Challenge:
Every line from the start of the entries up to and including the one bearing "extreme_value = [5, 5]" must be printed verbatim, without the pictures.

_ _ _ _ _

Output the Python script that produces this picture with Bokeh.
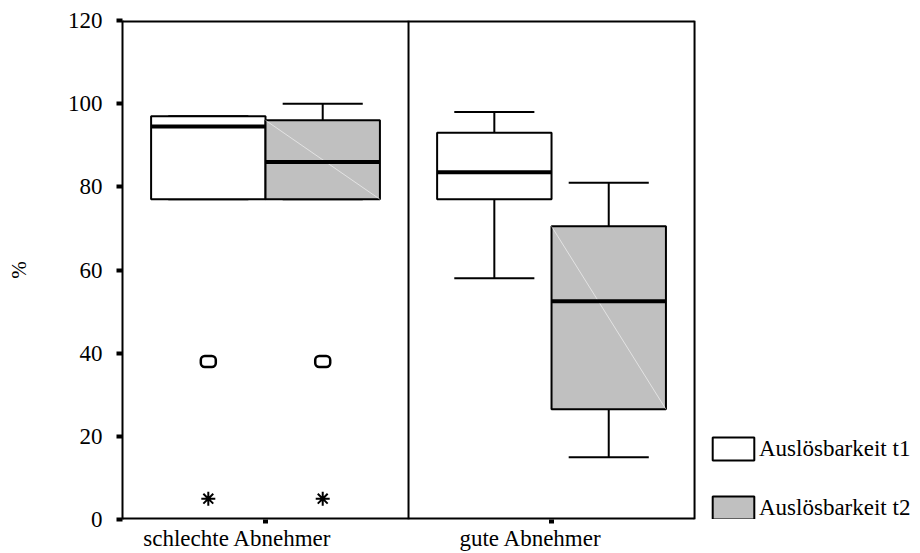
import math
from bokeh.plotting import figure
from bokeh.models import Range1d, FixedTicker, Legend, LegendItem, LinearAxis
from bokeh.embed import file_html
from bokeh.resources import INLINE

# Groups along the x axis and the two measurement series
groups = ["schlechte Abnehmer", "gute Abnehmer"]
group_pos = [0.5, 1.5]
series = ["Auslösbarkeit t1", "Auslösbarkeit t2"]

# Box statistics (%), one value per group
t1_low = [77, 58]
t1_q1 = [77, 77]
t1_median = [94.5, 83.5]
t1_q3 = [97, 93]
t1_high = [97, 98]

t2_low = [77, 15]
t2_q1 = [77, 26.5]
t2_median = [86, 52.5]
t2_q3 = [96, 70.5]
t2_high = [100, 81]

# Outliers (o) and extreme values (*): group index, series index, value
outlier_group = [0, 0]
outlier_series = [0, 1]
outlier_value = [38, 38]
extreme_group = [0, 0]
extreme_series = [0, 1]
extreme_value = [5, 5]

y_ticks = [0, 20, 40, 60, 80, 100, 120]

FONT = "Liberation Serif"
offsets = [-0.2, 0.2]
box_w = 0.4
cap_half = 0.14
fills = ["white", "#c0c0c0"]
X_MAX = 2.0          # right edge of the plotting box
X_VIEW = 2.79        # room on the right for the legend

p = figure(width=920, height=553, output_backend="svg", toolbar_location=None,
           x_range=Range1d(0, X_VIEW), y_range=Range1d(0, 120),
           x_axis_location=None,
           min_border_left=122, min_border_right=0,
           min_border_top=20, min_border_bottom=10)
p.background_fill_color = "white"
p.border_fill_color = "white"
p.xgrid.visible = False
p.ygrid.visible = False
p.outline_line_color = None

# box frame: bottom, top, right edge and the group divider
p.segment([0, 0], [0, 120], [X_MAX, X_MAX], [0, 120], line_color="black", line_width=4)
p.segment([1.0, X_MAX], [0, 0], [1.0, X_MAX], [120, 120], line_color="black", line_width=2)

stats = [
    (t1_low, t1_q1, t1_median, t1_q3, t1_high),
    (t2_low, t2_q1, t2_median, t2_q3, t2_high),
]

box_renderers = []
for s, (low, q1, med, q3, high) in enumerate(stats):
    xs = [g + offsets[s] for g in group_pos]
    # whiskers and caps
    p.segment(xs, q3, xs, high, line_color="black", line_width=2)
    p.segment(xs, low, xs, q1, line_color="black", line_width=2)
    p.segment([x - cap_half for x in xs], high, [x + cap_half for x in xs], high,
              line_color="black", line_width=2)
    p.segment([x - cap_half for x in xs], low, [x + cap_half for x in xs], low,
              line_color="black", line_width=2)
    r = p.vbar(x=xs, width=box_w, bottom=q1, top=q3, fill_color=fills[s],
               line_color="black", line_width=2)
    box_renderers.append(r)
    if s == 1:
        # faint diagonal across the shaded boxes
        p.segment([x - box_w / 2 for x in xs], q3, [x + box_w / 2 for x in xs], q1,
                  line_color="white", line_alpha=0.55, line_width=1)
    p.segment([x - box_w / 2 for x in xs], med, [x + box_w / 2 for x in xs], med,
              line_color="black", line_width=4)

# outliers and extremes
ox = [group_pos[g] + offsets[s] for g, s in zip(outlier_group, outlier_series)]
p.rect(ox, outlier_value, width=15, height=11, width_units="screen",
       height_units="screen", fill_color=None, line_color="black",
       line_width=2.5, border_radius=4)
ex = [group_pos[g] + offsets[s] for g, s in zip(extreme_group, extreme_series)]
p.scatter(ex, extreme_value, marker="asterisk", size=14, angle=math.pi / 2,
          line_color="black", line_width=2)

# y axis
p.yaxis.ticker = FixedTicker(ticks=y_ticks)
p.yaxis.axis_label = "%"
p.yaxis.axis_label_text_font = FONT
p.yaxis.axis_label_text_font_style = "normal"
p.yaxis.axis_label_text_font_size = "21px"
p.yaxis.axis_label_text_color = "black"
p.yaxis.axis_label_standoff = 34
p.yaxis.major_label_text_font = FONT
p.yaxis.major_label_text_font_size = "23px"
p.yaxis.major_label_text_color = "black"
p.yaxis.major_label_standoff = 14
p.yaxis.major_tick_in = 0
p.yaxis.major_tick_out = 6
p.yaxis.major_tick_line_color = "black"
p.yaxis.major_tick_line_width = 4
p.yaxis.minor_tick_line_color = None
p.yaxis.axis_line_color = "black"
p.yaxis.axis_line_width = 2

# x axis: tick marks at the group centres
tick_axis = LinearAxis(ticker=FixedTicker(ticks=group_pos),
                       major_label_overrides={0.5: "", 1.5: ""},
                       major_label_text_font_size="0px", major_label_standoff=0,
                       major_tick_in=0, major_tick_out=4, major_tick_line_width=5,
                       major_tick_line_color="black",
                       minor_tick_line_color=None, axis_line_color=None)
p.add_layout(tick_axis, "below")

# group names, set slightly left of the tick marks
label_x = [0.402, 1.427]
name_axis = LinearAxis(ticker=FixedTicker(ticks=label_x),
                       major_label_overrides={lx: n for lx, n in zip(label_x, groups)},
                       major_label_text_font=FONT, major_label_text_font_size="23px",
                       major_label_text_color="black", major_label_standoff=-4,
                       major_tick_line_color=None, minor_tick_line_color=None,
                       axis_line_color=None)
p.add_layout(name_axis, "below")

legend = Legend(items=[LegendItem(label=series[i], renderers=[box_renderers[i]])
                       for i in range(2)],
                location=(585, -3), orientation="vertical",
                glyph_width=52, glyph_height=29, label_standoff=0,
                label_height=29, spacing=30, padding=0, margin=0,
                border_line_color=None, background_fill_alpha=0,
                label_text_font=FONT, label_text_font_size="23px",
                label_text_color="black")
p.add_layout(legend)

open("out.html", "w").write(file_html(p, INLINE))
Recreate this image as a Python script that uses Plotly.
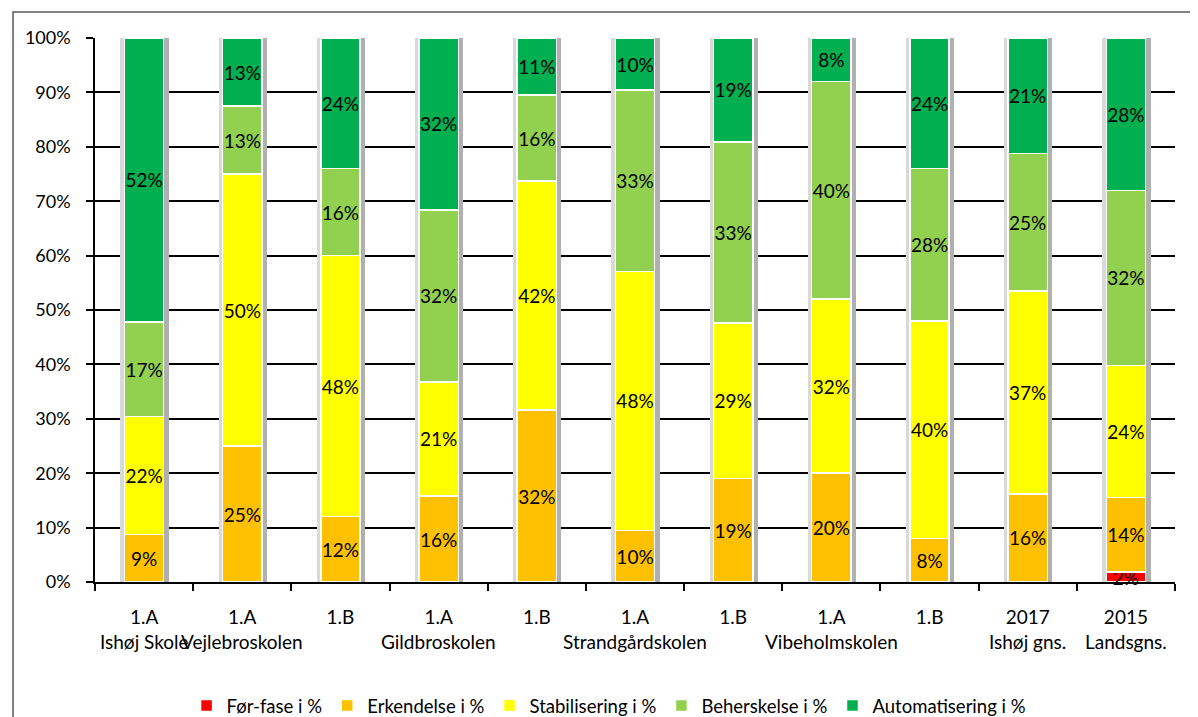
import plotly.graph_objects as go

# ---- data ----
categories = ["1.A Ishøj Skole", "1.A Vejlebroskolen", "1.B Vejlebroskolen",
              "1.A Gildbroskolen", "1.B Gildbroskolen", "1.A Strandgårdskolen",
              "1.B Strandgårdskolen", "1.A Vibeholmskolen", "1.B Vibeholmskolen",
              "2017 Ishøj gns.", "2015 Landsgns."]
tick_line1 = ["1.A", "1.A", "1.B", "1.A", "1.B", "1.A", "1.B", "1.A", "1.B", "2017", "2015"]
tick_line2 = ["Ishøj Skole", "Vejlebroskolen", "", "Gildbroskolen", "", "Strandgårdskolen",
              "", "Vibeholmskolen", "", "Ishøj gns.", "Landsgns."]

series_names = ["Før-fase i %", "Erkendelse i %", "Stabilisering i %",
                "Beherskelse i %", "Automatisering i %"]
for_fase = [0, 0, 0, 0, 0, 0, 0, 0, 0, 0, 1.8]
erkendelse = [8.7, 25, 12, 15.8, 31.6, 9.5, 19.0, 20, 8, 16.2, 13.7]
stabilisering = [21.7, 50, 48, 21.0, 42.1, 47.6, 28.6, 32, 40, 37.3, 24.3]
beherskelse = [17.4, 12.5, 16, 31.6, 15.8, 33.3, 33.3, 40, 28, 25.3, 32.2]
automatisering = [52.2, 12.5, 24, 31.6, 10.5, 9.6, 19.1, 8, 24, 21.2, 28.0]
series_values = [for_fase, erkendelse, stabilisering, beherskelse, automatisering]
colors = ["#FF0000", "#FFC000", "#FFFF00", "#92D050", "#00B050"]
y_ticks = list(range(0, 101, 10))
y_ticktext = [f"{v}%" for v in y_ticks]

totals = [sum(v) for v in zip(*series_values)]

FONT = "Lato"
FS = 19
BARW = 0.4          # bar width in category units
PX = 1 / 98.0       # one pixel in category units

fig = go.Figure()
# bar shadows (drawn on the base axis, beneath the bars)
fig.add_trace(go.Bar(x=categories, y=totals, offset=-BARW / 2, width=BARW + 5 * PX,
                     marker=dict(color="#b0b0b0", line=dict(width=0)),
                     showlegend=False, hoverinfo="skip", xaxis="x", yaxis="y"))
fig.add_trace(go.Bar(x=categories, y=totals, offset=-BARW / 2 - 4 * PX, width=4 * PX,
                     marker=dict(color="#d9d9d9", line=dict(width=0)),
                     showlegend=False, hoverinfo="skip", xaxis="x2", yaxis="y"))

for name, vals, col in zip(series_names, series_values, colors):
    labels = [f"{int(v + 0.5)}%" if v > 0 else "" for v in vals]
    fig.add_trace(go.Bar(
        x=categories, y=vals, name=name, xaxis="x3", yaxis="y",
        width=BARW,
        marker=dict(color=col, line=dict(color="white", width=1.5)),
        text=labels, textposition="inside", insidetextanchor="middle", textangle=0,
        textfont=dict(family=FONT, size=FS, color="black"),
        hoverinfo="skip", cliponaxis=False,
    ))

annotations = []
for cat, t2 in zip(categories, tick_line2):
    if t2:
        annotations.append(dict(x=cat, y=-0.110, xref="x", yref="paper", text=t2,
                                showarrow=False, yanchor="middle",
                                font=dict(family=FONT, size=FS, color="black")))

hidden_x = dict(type="category", overlaying="x", matches="x", visible=False,
                categoryorder="array", categoryarray=categories)

fig.update_layout(
    barmode="stack",
    bargap=0.6,
    width=1190, height=709,
    margin=dict(l=87, r=23, t=30, b=135, autoexpand=False),
    paper_bgcolor="white", plot_bgcolor="white",
    font=dict(family=FONT, size=FS, color="black"),
    uniformtext=dict(minsize=FS, mode="show"),
    showlegend=True,
    legend=dict(orientation="h", x=0.476, xanchor="center", y=-0.228, yanchor="middle",
                font=dict(family=FONT, size=18.5, color="black"), traceorder="normal",
                itemwidth=30, tracegroupgap=0),
    annotations=annotations,
    shapes=[dict(type="rect", xref="paper", yref="paper", x0=-0.0759, x1=1.03,
                 y0=-0.27, y1=1.0478, line=dict(color="#595959", width=1.5),
                 fillcolor="rgba(0,0,0,0)", layer="below")],
    xaxis2=hidden_x,
    xaxis3=hidden_x,
)
fig.update_layout(xaxis=dict(
    type="category", categoryorder="array", categoryarray=categories,
    tickmode="array", tickvals=categories, ticktext=tick_line1,
    tickson="boundaries", ticks="outside", ticklen=7, tickcolor="black", tickwidth=1.5,
    showline=True, linecolor="black", linewidth=1.5, showgrid=False,
    tickfont=dict(family=FONT, size=FS, color="black"), ticklabelstandoff=17,
))
fig.update_yaxes(
    range=[0, 100], tickmode="array", tickvals=y_ticks, ticktext=y_ticktext,
    ticks="outside", ticklen=7, tickcolor="black", tickwidth=1.5,
    showline=True, linecolor="black", linewidth=1.5,
    showgrid=True, gridcolor="black", gridwidth=1.5,
    tickfont=dict(family=FONT, size=FS - 1, color="black"), ticklabelstandoff=12,
    zeroline=False,
)
fig.write_html("out.html")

_ _ _ _ _

Expected answer:
Output the Python script that produces this picture with Bokeh.
import math
from bokeh.plotting import figure
from bokeh.models import Range1d, FixedTicker, Legend, LegendItem, LinearAxis
from bokeh.embed import file_html
from bokeh.resources import INLINE

# Groups along the x axis and the two measurement series
groups = ["schlechte Abnehmer", "gute Abnehmer"]
group_pos = [0.5, 1.5]
series = ["Auslösbarkeit t1", "Auslösbarkeit t2"]

# Box statistics (%), one value per group
t1_low = [77, 58]
t1_q1 = [77, 77]
t1_median = [94.5, 83.5]
t1_q3 = [97, 93]
t1_high = [97, 98]

t2_low = [77, 15]
t2_q1 = [77, 26.5]
t2_median = [86, 52.5]
t2_q3 = [96, 70.5]
t2_high = [100, 81]

# Outliers (o) and extreme values (*): group index, series index, value
outlier_group = [0, 0]
outlier_series = [0, 1]
outlier_value = [38, 38]
extreme_group = [0, 0]
extreme_series = [0, 1]
extreme_value = [5, 5]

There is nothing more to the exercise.